Direction — Exclude images, then output the remaining data verbatim.

-- START --

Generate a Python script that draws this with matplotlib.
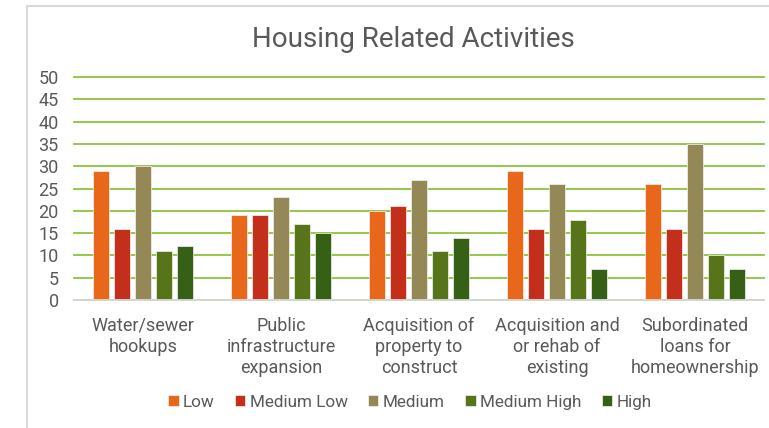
import numpy as np
import matplotlib.pyplot as plt
from matplotlib.lines import Line2D

# dane
categories = ["Water/sewer\nhookups", "Public\ninfrastructure\nexpansion",
              "Acquisition of\nproperty to\nconstruct", "Acquisition and\nor rehab of\nexisting",
              "Subordinated\nloans for\nhomeownership"]
series_names = ["Low", "Medium Low", "Medium", "Medium High", "High"]
low = [29, 19, 20, 29, 26]
medium_low = [16, 19, 21, 16, 16]
medium = [30, 23, 27, 26, 35]
medium_high = [11, 17, 11, 18, 10]
high = [12, 15, 14, 7, 7]
yticks = [0, 5, 10, 15, 20, 25, 30, 35, 40, 45, 50]

colors = ["#E8671A", "#C32F1B", "#948856", "#58741A", "#356016"]

plt.rcParams['font.family'] = ['Roboto', 'DejaVu Sans']

fig = plt.figure(figsize=(7.69, 4.28), dpi=100)
ax = fig.add_axes([74 / 769, 1 - 300 / 428, 690 / 769, 223 / 428])

values = [low, medium_low, medium, medium_high, high]
x = np.arange(len(categories))
step = 0.152
width = 0.12
for i, (name, vals) in enumerate(zip(series_names, values)):
    ax.bar(x + (i - 2) * step, vals, width, color=colors[i], label=name,
           edgecolor="#F4F4F0", linewidth=0.5, zorder=3)

ax.set_xlim(-0.5, len(categories) - 0.5)
ax.set_ylim(0, 50)
ax.set_yticks(yticks)
ax.yaxis.grid(True, color="#8CC43C", linewidth=1.3, zorder=0)
for gl in ax.yaxis.get_gridlines():
    gl.set_clip_on(False)
ax.set_axisbelow(True)
for s in ["top", "right", "left"]:
    ax.spines[s].set_visible(False)
ax.spines["bottom"].set_color("#D9D9D9")
ax.spines["bottom"].set_linewidth(1.3)
ax.spines["bottom"].set_zorder(4)
ax.tick_params(axis="both", length=0, labelsize=13, colors="#595959")
ax.tick_params(axis="y", pad=11)
ax.set_xticks(x)
ax.set_xticklabels(categories, fontsize=13, linespacing=1.24)
ax.tick_params(axis="x", pad=12)

fig.text(0.538, 0.908, "Housing Related Activities", ha="center", va="center",
         fontsize=20, color="#595959")

fig.legend(loc="center", bbox_to_anchor=(0.533, 0.06), ncol=5, frameon=False,
           fontsize=12.3, handlelength=0.6, handleheight=0.6, handletextpad=0.25,
           columnspacing=1.2, labelcolor="#595959")

# ramka wykresu
fig.add_artist(Line2D([27 / 769, 27 / 769], [0, 1 - 6 / 428], transform=fig.transFigure,
                      color="#D9D9D9", linewidth=1.5))
fig.add_artist(Line2D([27 / 769, 1], [1 - 6 / 428, 1 - 6 / 428], transform=fig.transFigure,
                      color="#D9D9D9", linewidth=1.5))

fig.savefig("out.png", dpi=100)
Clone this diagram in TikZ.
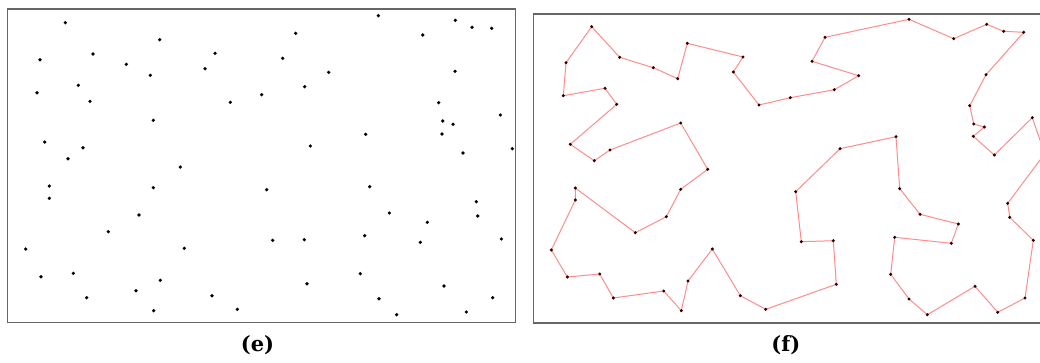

-- END --

Finished answer —
Generate a Python script that draws this with matplotlib.
import numpy as np
import matplotlib.pyplot as plt
from matplotlib.lines import Line2D

# dane
categories = ["Water/sewer\nhookups", "Public\ninfrastructure\nexpansion",
              "Acquisition of\nproperty to\nconstruct", "Acquisition and\nor rehab of\nexisting",
              "Subordinated\nloans for\nhomeownership"]
series_names = ["Low", "Medium Low", "Medium", "Medium High", "High"]
low = [29, 19, 20, 29, 26]
medium_low = [16, 19, 21, 16, 16]
medium = [30, 23, 27, 26, 35]
medium_high = [11, 17, 11, 18, 10]
high = [12, 15, 14, 7, 7]
yticks = [0, 5, 10, 15, 20, 25, 30, 35, 40, 45, 50]

colors = ["#E8671A", "#C32F1B", "#948856", "#58741A", "#356016"]

plt.rcParams['font.family'] = ['Roboto', 'DejaVu Sans']

fig = plt.figure(figsize=(7.69, 4.28), dpi=100)
ax = fig.add_axes([74 / 769, 1 - 300 / 428, 690 / 769, 223 / 428])

values = [low, medium_low, medium, medium_high, high]
x = np.arange(len(categories))
step = 0.152
width = 0.12
for i, (name, vals) in enumerate(zip(series_names, values)):
    ax.bar(x + (i - 2) * step, vals, width, color=colors[i], label=name,
           edgecolor="#F4F4F0", linewidth=0.5, zorder=3)

ax.set_xlim(-0.5, len(categories) - 0.5)
ax.set_ylim(0, 50)
ax.set_yticks(yticks)
ax.yaxis.grid(True, color="#8CC43C", linewidth=1.3, zorder=0)
for gl in ax.yaxis.get_gridlines():
    gl.set_clip_on(False)
ax.set_axisbelow(True)
for s in ["top", "right", "left"]:
    ax.spines[s].set_visible(False)
ax.spines["bottom"].set_color("#D9D9D9")
ax.spines["bottom"].set_linewidth(1.3)
ax.spines["bottom"].set_zorder(4)
ax.tick_params(axis="both", length=0, labelsize=13, colors="#595959")
ax.tick_params(axis="y", pad=11)
ax.set_xticks(x)
ax.set_xticklabels(categories, fontsize=13, linespacing=1.24)
ax.tick_params(axis="x", pad=12)

fig.text(0.538, 0.908, "Housing Related Activities", ha="center", va="center",
         fontsize=20, color="#595959")

fig.legend(loc="center", bbox_to_anchor=(0.533, 0.06), ncol=5, frameon=False,
           fontsize=12.3, handlelength=0.6, handleheight=0.6, handletextpad=0.25,
           columnspacing=1.2, labelcolor="#595959")

# ramka wykresu
fig.add_artist(Line2D([27 / 769, 27 / 769], [0, 1 - 6 / 428], transform=fig.transFigure,
                      color="#D9D9D9", linewidth=1.5))
fig.add_artist(Line2D([27 / 769, 1], [1 - 6 / 428, 1 - 6 / 428], transform=fig.transFigure,
                      color="#D9D9D9", linewidth=1.5))

fig.savefig("out.png", dpi=100)
Clone this diagram in TikZ.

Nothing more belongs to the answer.